Aunque consagrado, Quiroga no dejó de volver a Misiones continuamente, seguramente para no perder contacto con un medio que le había servido como inacabable fuente de inspiración para sus relatos. Sin embargo, no regresaría a establecerse allí, sino hasta la década del treinta, es por eso que mandó a buscar a sus hijos una vez que ya se encontraba cómodamente instalado en la capital argentina. Según algunos testimonios, la relación padre e hijos no transcurrió de la mejor manera, como le dijo el propio Darío a Emir Rodríguez Monegal varios años después de la muerte de su padre: "Un escritor no suele ser un buen padre".

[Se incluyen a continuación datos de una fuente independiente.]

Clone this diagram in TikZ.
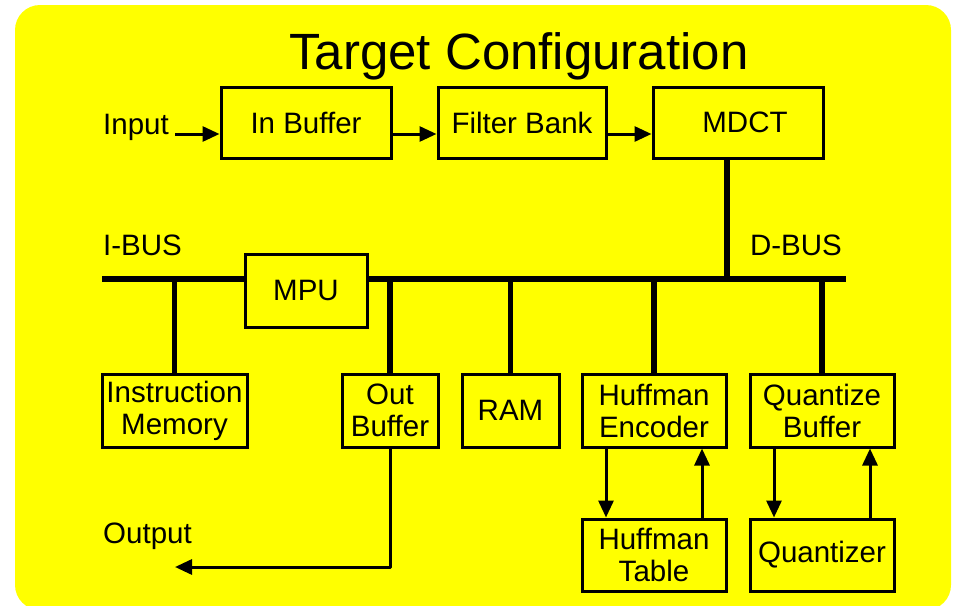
\documentclass[tikz,border=0pt]{standalone}
\usepackage{fontspec}
\setmainfont{Liberation Sans}
\usepackage{tikz}
\usetikzlibrary{arrows.meta,calc}
\definecolor{fond}{RGB}{255,255,0}
\newcommand{\txt}{\fontsize{29.5}{32}\selectfont}
\tikzset{
	blk/.style={draw=black, fill=fond, line width=3pt, align=center, inner sep=0pt, font=\txt},
	bus/.style={line width=5.5pt},
	arr/.style={line width=3pt, line join=round, -{Triangle[length=17pt,width=15pt]}},
	lbl/.style={inner sep=0pt, font=\txt}
}

\begin{document}
\begin{tikzpicture}[x=1pt,y=-1pt]
	\useasboundingbox (0,0) rectangle (953,605);
	\fill[fond, rounded corners=25pt] (15,5) rectangle (951,610);
	
	%Titre
	\node[anchor=base, inner sep=0pt, font=\fontsize{51}{56}\selectfont] (title) at (519,69) {Target Configuration};
	
	%Bus
	\coordinate (ibus) at (102,279);
	\coordinate (dbus) at (846,279);
	\draw[bus] (ibus) -- (dbus);
	\node[lbl, anchor=base west] (ibuslbl) at (103,255) {I-BUS};
	\node[lbl, anchor=base east] (dbuslbl) at (842,255) {D-BUS};
	
	%Chaine d'entree
	\node[lbl, anchor=base west] (input) at (103,134) {Input};
	\node[blk, minimum width=170, minimum height=71] (inbuf) at (306,122.5) {In Buffer};
	\node[blk, minimum width=168, minimum height=71] (filt) at (522,122.5) {Filter Bank};
	\node[blk, minimum width=170, minimum height=71] (mdct) at (738,122.5) {\hspace{14pt}MDCT};
	
	\draw[arr] ([xshift=6pt]input.base east) -- (inbuf.west |- input.base);
	\draw[arr] (inbuf.east |- input.base) -- (filt.west |- input.base);
	\draw[arr] (filt.east |- input.base) -- (mdct.west |- input.base);
	\draw[bus] ([xshift=-11pt]mdct.south) -- ([xshift=-11pt]mdct.south |- dbus);
	
	%Processeur
	\node[blk, minimum width=122, minimum height=73] (mpu) at (306,290.5) {MPU};
	
	%Blocs du bas
	\node[blk, minimum width=145, minimum height=73] (imem) at (174.5,410.5) {Instruction\\Memory};
	\node[blk, minimum width=96, minimum height=73] (outbuf) at (390,410.5) {Out\\Buffer};
	\node[blk, minimum width=97, minimum height=73] (ram) at (510.5,410.5) {RAM};
	\node[blk, minimum width=144, minimum height=73] (huffenc) at (654,410.5) {Huffman\\Encoder};
	\node[blk, minimum width=144, minimum height=73] (quantbuf) at (822,410.5) {Quantize\\Buffer};
	\node[blk, minimum width=144, minimum height=72] (hufftab) at (654,555) {Huffman\\Table};
	\node[blk, minimum width=144, minimum height=72] (quant) at (822,555) {Quantizer};
	
	\foreach \b in {imem,outbuf,ram,huffenc,quantbuf}{
		\draw[bus] (\b.north) -- (\b.north |- ibus);
	}
	
	%Fleches
	\draw[arr] ([xshift=-48pt]huffenc.south) -- ([xshift=-48pt]hufftab.north);
	\draw[arr] ([xshift=48pt]hufftab.north) -- ([xshift=48pt]huffenc.south);
	\draw[arr] ([xshift=-48pt]quantbuf.south) -- ([xshift=-48pt]quant.north);
	\draw[arr] ([xshift=48pt]quant.north) -- ([xshift=48pt]quantbuf.south);
	
	%Sortie
	\coordinate (outend) at (175,567);
	\node[lbl, anchor=base west] (output) at (103,543) {Output};
	\draw[arr] (outbuf.south) |- (outend);
\end{tikzpicture}
\end{document}
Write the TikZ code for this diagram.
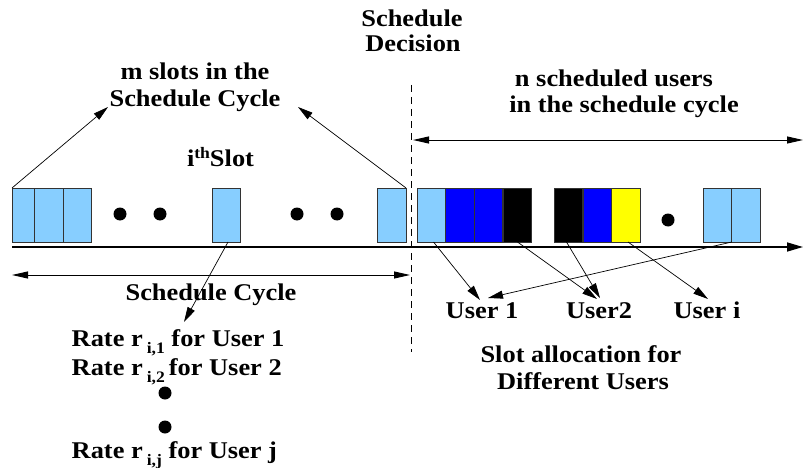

A comienzos de los años veinte, Quiroga, ya era considerado un personaje relevante dentro de la literatura rioplatense. Por ese entonces conoció a un joven emprendedor llamado Samuel Glusberg, quien tenía la intención de editar una revista juvenil y que soñaba con la colaboración del escritor uruguayo. Para sorpresa de muchos, incluso del propio Glusberg, Quiroga no solo terminó siendo un colaborador de la revista, sino que hizo de este joven amigo su editor exclusivo. Babel —ese era el nombre del emprendimiento editorial— publicó un nuevo volumen titulado El desierto (1924) y en este mismo año, Glusberg compuso una crónica ilustrada sobre una visita a San Ignacio que fue publicada en Caras y Caretas algunos meses después.
En julio de 1927 publicó en la revista Babel su famoso "Decálogo del perfecto cuentista", en el que se plantean cuestiones de índole teórico a la hora de elaborar una narración y también recomendaciones que el propio autor realiza a quien aspira a escribir. De todas ellas se pueden citar las que destaca Rodríguez Monegal en Genio y figura de Horacio Quiroga por ser unas de las más representativas: "creer en el maestro, aspirar a la cima, resistir a la imitación pero ceder a ella si es demasiado fuerte, tener fe en la propia capacidad". Estas, dice el cuentista uruguayo, son condiciones que todo artista debe tener.
Los desterrados (1926), a pesar de significar un gran éxito para el escritor, deriva también en diversas críticas por parte de una nueva generación de escritores emergentes con nuevas figuras preponderantes como la de Jorge Luis Borges.